Oh sweet fuck! I have just been browsing Slab’s link above. That is the trouble with the Interweb – it gives all these knuckledraggers a platform, and of course all the in-breds read it and believe it. There are holes so fucking big in that site’s arguments that you could sail the entire Merkan Navy through them.
This was my first DIY Rocket. Don’t think it’ll do.
Hav’ta try again, quickly.
Anyone got a phone number for Major Tom?
Jayzus but that’s a deadly looking weapon. I think I would take my chances here on solid ground. Only 25 minutes to go……..

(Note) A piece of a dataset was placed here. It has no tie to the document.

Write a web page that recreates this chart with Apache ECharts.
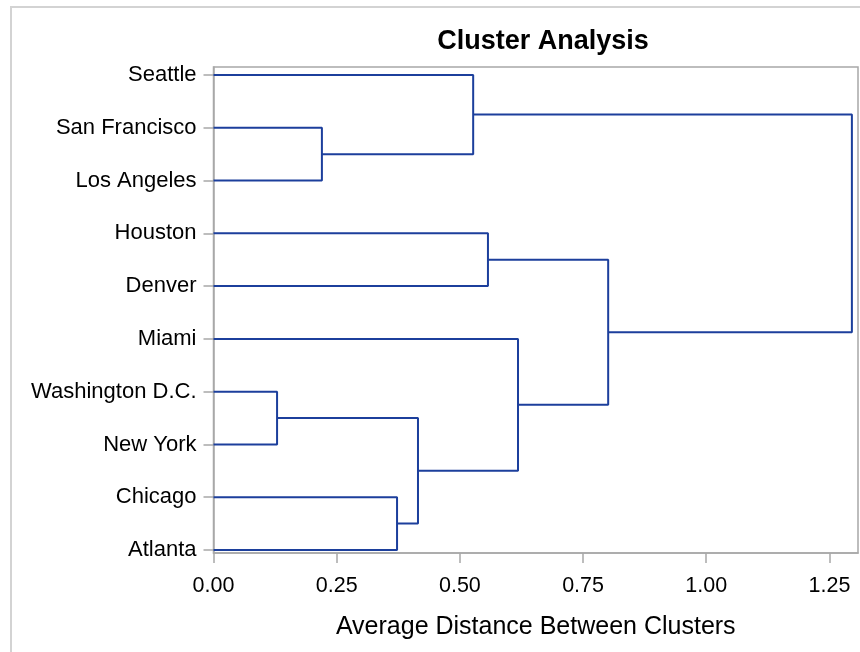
<!DOCTYPE html>
<html>
<head>
<meta charset="utf-8">
<script src="https://cdn.jsdelivr.net/npm/echarts@6/dist/echarts.min.js"></script>
<style>html,body{margin:0;padding:0;background:#fff;}#c{width:860px;height:652px;}</style>
</head>
<body>
<div id="c"></div>
<script>
// Leaves, top to bottom
const leaves = ['Seattle', 'San Francisco', 'Los Angeles', 'Houston', 'Denver', 'Miami', 'Washington D.C.', 'New York', 'Chicago', 'Atlanta'];
// Merges: node ids 0..9 are leaves, each merge creates node 10, 11, ...
const mergeLeft  = [6, 1, 8, 10, 0, 3, 5, 15, 14];
const mergeRight = [7, 2, 9, 12, 11, 4, 13, 16, 17];
const mergeHeight = [0.129, 0.220, 0.3725, 0.415, 0.527, 0.557, 0.618, 0.801, 1.2956];
const xTicks = [0, 0.25, 0.5, 0.75, 1.0, 1.25];

const FONT = '"Liberation Sans", Arial, sans-serif';
const LINE = '#1c3f9c';

// positions of nodes
const nodeX = leaves.map(() => 0);
const nodeY = leaves.map((_, i) => i);
const series = [];
for (let k = 0; k < mergeHeight.length; k++) {
  const a = mergeLeft[k], b = mergeRight[k], h = mergeHeight[k];
  series.push({
    type: 'line',
    data: [[nodeX[a], nodeY[a]], [h, nodeY[a]], [h, nodeY[b]], [nodeX[b], nodeY[b]]],
    symbol: 'none',
    silent: true,
    animation: false,
    lineStyle: { color: LINE, width: 2 }
  });
  nodeX.push(h);
  nodeY.push((nodeY[a] + nodeY[b]) / 2);
}

const chart = echarts.init(document.getElementById('c'), null, { renderer: 'canvas' });
chart.setOption({
  animation: false,
  backgroundColor: '#fff',
  title: {
    text: 'Cluster Analysis',
    left: 538,
    textAlign: 'center',
    top: 23,
    textStyle: { fontFamily: FONT, fontSize: 27, fontWeight: 'bold', color: '#000', lineHeight: 27 }
  },
  graphic: [{
    type: 'rect',
    shape: { x: 11, y: 7, width: 900, height: 700 },
    style: { fill: 'none', stroke: '#d3d3d3', lineWidth: 2 },
    silent: true
  }],
  grid: {
    left: 213.5, right: 2, top: 67, bottom: 99,
    show: true, borderColor: '#a8a8a8', borderWidth: 1.5, backgroundColor: 'transparent'
  },
  xAxis: {
    type: 'value',
    min: 0, max: 1.308,
    name: 'Average Distance Between Clusters',
    nameLocation: 'middle',
    nameGap: 62,
    nameTextStyle: { fontFamily: FONT, fontSize: 25, color: '#000', lineHeight: 25 },
    axisLine: { show: true, onZero: false, lineStyle: { color: '#a8a8a8', width: 1.5 } },
    axisTick: { show: true, length: 10, customValues: xTicks, lineStyle: { color: '#a8a8a8', width: 1.5 } },
    axisLabel: {
      customValues: xTicks,
      margin: 22,
      fontFamily: FONT, fontSize: 21.5, color: '#000',
      formatter: v => v.toFixed(2)
    },
    splitLine: { show: false }
  },
  yAxis: {
    type: 'value',
    inverse: true,
    min: -0.152, max: 9.057,
    axisLine: { show: true, onZero: false, lineStyle: { color: '#a8a8a8', width: 1.5 } },
    axisTick: { show: true, length: 10, customValues: leaves.map((_, i) => i), lineStyle: { color: '#a8a8a8', width: 1.5 } },
    axisLabel: {
      customValues: leaves.map((_, i) => i),
      margin: 17,
      fontFamily: FONT, fontSize: 22, color: '#000',
      formatter: v => leaves[Math.round(v)]
    },
    splitLine: { show: false }
  },
  series: series
});
</script>
</body>
</html>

Major Tom disappeared back in ’69 or ’70, didn’t he?
Only 25 minutes? I better get some lunch then. I’d hate to be Raptured on an empty stomach.
Dammit, don’t know how to start the interstellar warp drive coil igniters.

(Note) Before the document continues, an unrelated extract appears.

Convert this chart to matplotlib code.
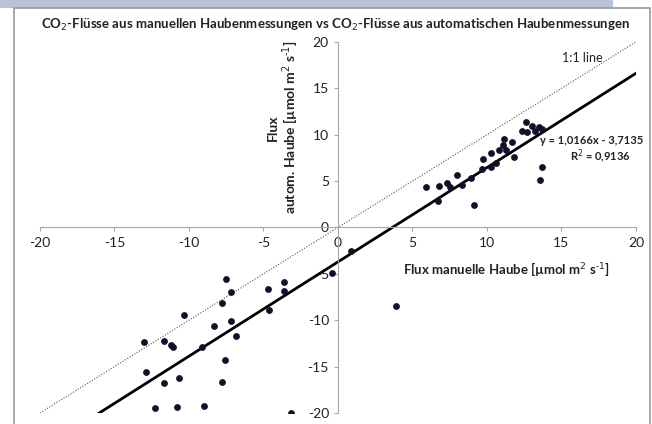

Fukkit, I forgot the matches
You’re too late, Slab. The Rapture has started [it’s after six]. I assume it’s the rapture anyway – it has started to rain….
Its okay, Still here, Rocket useless. I hav’ta ask for my car back, reopen my Bank Accounts. Anyone got a spare house?
Only 579 days to go till 21 12 2012. I’ll get that rocket going by then
@Slab – Have you made sure both port and starboard power couplings are in phase? If they are and the dilithium chamber is at full power then at the main engineering console all you have to do is hit that big red button that’s labeled “Go baby, Go!”.
“that big red button that’s labeled “Go baby, Go!”” Damn! I always thopught that was for flusing the toilet?
Yeah, but the red button mine says M&M’s. I don’t know it I should push it or suck it.
“I don’t know it I should push it or suck it.” Phone the IMF. They’ll know.
I will, They even have a list of empty houses.
Well it’s now 1800 eastern and no no zombies here. Though it might be the end of the world…it didn’t rain here today. First time in weeks.
Where am I ? Is that you Grandma ?
You think your Grandma’s in Hell? That’s not very nice…
Is there a place reserved for the begrudgers?